Implementation recommendations for manufacturing leaders
Manufacturing leaders should treat ERP disaster recovery testing as a cross-functional operating capability. Start by defining business-impact-based RTO and RPO targets for production planning, warehouse execution, procurement, finance, and customer fulfillment. Then map those targets to architecture choices: multi-tenant vs dedicated hosting, PostgreSQL recovery design, Kubernetes topology, backup retention, object storage replication, and automation maturity. Recovery objectives that are not tied to architecture and budget are not actionable.
Next, establish a testing calendar that includes technical restore drills, failover simulations, deployment rollback exercises, and business process validation. Require evidence from each exercise: actual recovery times, data loss windows, unresolved dependencies, access control exceptions, and process-level findings.
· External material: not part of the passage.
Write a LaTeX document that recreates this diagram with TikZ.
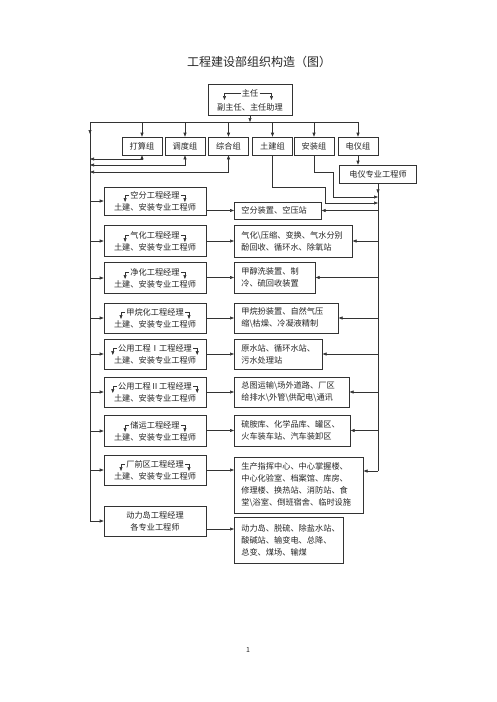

Finally, assign ownership. Platform teams should own infrastructure recovery mechanics, application teams should own Odoo validation, and business operations should confirm manufacturing continuity outcomes. This operating model is what turns Odoo disaster recovery from a compliance artifact into a resilience capability.
Executive takeaway
For manufacturers, ERP disaster recovery testing is not an IT checkbox. It is a direct control on production continuity, customer service reliability, and financial integrity. The strongest Odoo cloud infrastructure strategies combine high availability, tested backup and recovery, security governance, observability, GitOps-driven automation, and architecture choices aligned to plant-critical operations. Whether the organization adopts Odoo multi-tenant hosting or dedicated managed ERP hosting, the decisive factor is the same: recovery must be proven under realistic conditions, not assumed from design diagrams.